▸ What the task requires
Extract the lines from the first one in the records below through the line containing "v = surv[0];", keeping both ends and leaving out any pictures.

[Stored records]
+ + + + + + +
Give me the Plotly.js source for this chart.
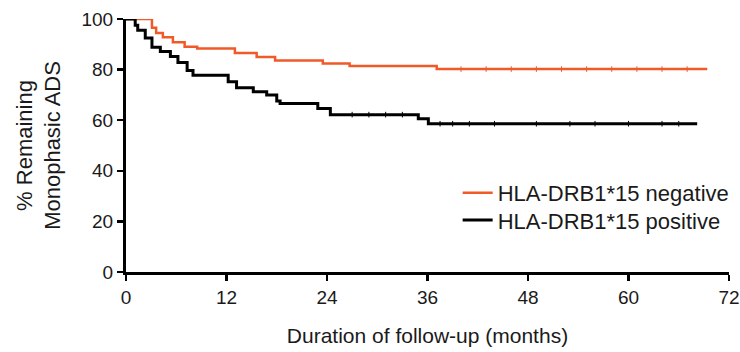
<!DOCTYPE html>
<html><head><meta charset="utf-8">
<script src="https://cdn.plot.ly/plotly-3.0.1.min.js"></script>
<style>html,body{margin:0;padding:0;background:#fff}#chart{width:740px;height:352px}</style>
</head><body><div id="chart"></div>
<script>
// Kaplan-Meier step data (time in months, % remaining monophasic)
const negTimes = [0, 3.1, 3.6, 4.4, 5.6, 7.0, 8.5, 13.0, 15.6, 17.8, 23.5, 26.7, 37.1, 69.4];
const negSurv  = [100, 96.5, 94.5, 92.8, 90.8, 89.0, 88.3, 86.6, 85.0, 83.6, 82.4, 81.4, 80.2, 80.2];
const posTimes = [0, 1.1, 1.4, 2.3, 3.1, 4.1, 5.3, 6.2, 7.3, 8.0, 12.2, 13.2, 15.2, 16.8, 18.0, 18.4, 22.9, 24.4, 34.9, 36.1, 68.2];
const posSurv  = [100, 97.5, 95.6, 92.5, 88.8, 87.2, 85.2, 82.8, 79.6, 77.8, 75.2, 72.8, 71.2, 70.0, 67.6, 66.6, 64.6, 62.2, 60.6, 58.6, 58.6];
const negCensor = [40, 43, 46, 49, 52, 55, 58, 61, 64, 67];
const posCensor = [27, 29, 31, 33, 37.5, 39, 41, 44, 49, 53, 56, 60, 64, 66];
const seriesNames = ["HLA-DRB1*15 negative", "HLA-DRB1*15 positive"];
const xTicks = [0, 12, 24, 36, 48, 60, 72];
const yTicks = [0, 20, 40, 60, 80, 100];

function stepAt(times, surv, t){ let v = surv[0]; for(let i=0;i<times.length;i++){ if(times[i] <= t) v = surv[i]; } return v; }

const RED = "#f05a28", BLK = "#000000";
const traces = [
  {x: negTimes, y: negSurv, type: "scatter", mode: "lines", line: {shape: "hv", color: RED, width: 2.5}, name: seriesNames[0], cliponaxis: false, legend: "legend"},
  {x: posTimes, y: posSurv, type: "scatter", mode: "lines", line: {shape: "hv", color: BLK, width: 3}, name: seriesNames[1], cliponaxis: false, legend: "legend2"},
  {x: negCensor, y: negCensor.map(t => stepAt(negTimes, negSurv, t)), type: "scatter", mode: "markers", marker: {symbol: "line-ns", size: 4, line: {color: RED, width: 1}}, showlegend: false, hoverinfo: "skip"},
  {x: posCensor, y: posCensor.map(t => stepAt(posTimes, posSurv, t)), type: "scatter", mode: "markers", marker: {symbol: "line-ns", size: 4, line: {color: BLK, width: 1}}, showlegend: false, hoverinfo: "skip"}
];

const legBase = {xanchor: "left", yanchor: "middle", bgcolor: "rgba(0,0,0,0)", font: {size: 22, color: "#1a1a1a"}, borderwidth: 0};
const layout = {
  width: 740, height: 352,
  margin: {l: 126, r: 11, t: 19, b: 80, autoexpand: false},
  paper_bgcolor: "#fff", plot_bgcolor: "#fff",
  font: {family: "Liberation Sans, Arial, sans-serif", color: "#1a1a1a", size: 19},
  showlegend: true,
  legend: Object.assign({x: 0.55, y: 0.312}, legBase),
  legend2: Object.assign({x: 0.55, y: 0.205}, legBase),
  xaxis: {
    range: [0, 72], tickvals: xTicks, ticktext: xTicks.map(String), automargin: false,
    showgrid: false, zeroline: false, showline: true, linecolor: "#000", linewidth: 3,
    ticks: "outside", ticklen: 6, tickwidth: 2.5, tickcolor: "#000",
    tickfont: {size: 19, color: "#1a1a1a"},
    title: {text: "Duration of follow-up (months)", font: {size: 21, color: "#1a1a1a"}, standoff: 22}
  },
  yaxis: {
    range: [0, 100], tickvals: yTicks, ticktext: yTicks.map(String), automargin: false,
    showgrid: false, zeroline: false, showline: true, linecolor: "#000", linewidth: 3,
    ticks: "outside", ticklen: 6, tickwidth: 2.5, tickcolor: "#000",
    tickfont: {size: 19, color: "#1a1a1a"},
    title: {text: "% Remaining<br>Monophasic ADS", font: {size: 22, color: "#1a1a1a"}, standoff: 15}
  }
};
Plotly.newPlot("chart", traces, layout, {displayModeBar: false, staticPlot: true});
</script></body></html>
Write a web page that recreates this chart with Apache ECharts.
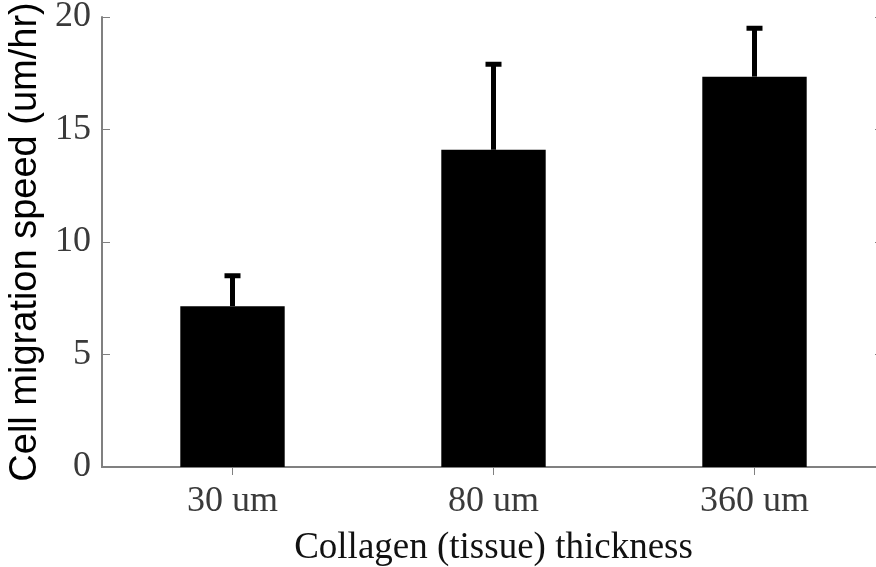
+ + + + + + +
▸ Output for this task
Give me the Plotly.js source for this chart.
<!DOCTYPE html>
<html><head><meta charset="utf-8">
<script src="https://cdn.plot.ly/plotly-3.0.1.min.js"></script>
<style>html,body{margin:0;padding:0;background:#fff}#chart{width:740px;height:352px}</style>
</head><body><div id="chart"></div>
<script>
// Kaplan-Meier step data (time in months, % remaining monophasic)
const negTimes = [0, 3.1, 3.6, 4.4, 5.6, 7.0, 8.5, 13.0, 15.6, 17.8, 23.5, 26.7, 37.1, 69.4];
const negSurv  = [100, 96.5, 94.5, 92.8, 90.8, 89.0, 88.3, 86.6, 85.0, 83.6, 82.4, 81.4, 80.2, 80.2];
const posTimes = [0, 1.1, 1.4, 2.3, 3.1, 4.1, 5.3, 6.2, 7.3, 8.0, 12.2, 13.2, 15.2, 16.8, 18.0, 18.4, 22.9, 24.4, 34.9, 36.1, 68.2];
const posSurv  = [100, 97.5, 95.6, 92.5, 88.8, 87.2, 85.2, 82.8, 79.6, 77.8, 75.2, 72.8, 71.2, 70.0, 67.6, 66.6, 64.6, 62.2, 60.6, 58.6, 58.6];
const negCensor = [40, 43, 46, 49, 52, 55, 58, 61, 64, 67];
const posCensor = [27, 29, 31, 33, 37.5, 39, 41, 44, 49, 53, 56, 60, 64, 66];
const seriesNames = ["HLA-DRB1*15 negative", "HLA-DRB1*15 positive"];
const xTicks = [0, 12, 24, 36, 48, 60, 72];
const yTicks = [0, 20, 40, 60, 80, 100];

function stepAt(times, surv, t){ let v = surv[0]; for(let i=0;i<times.length;i++){ if(times[i] <= t) v = surv[i]; } return v; }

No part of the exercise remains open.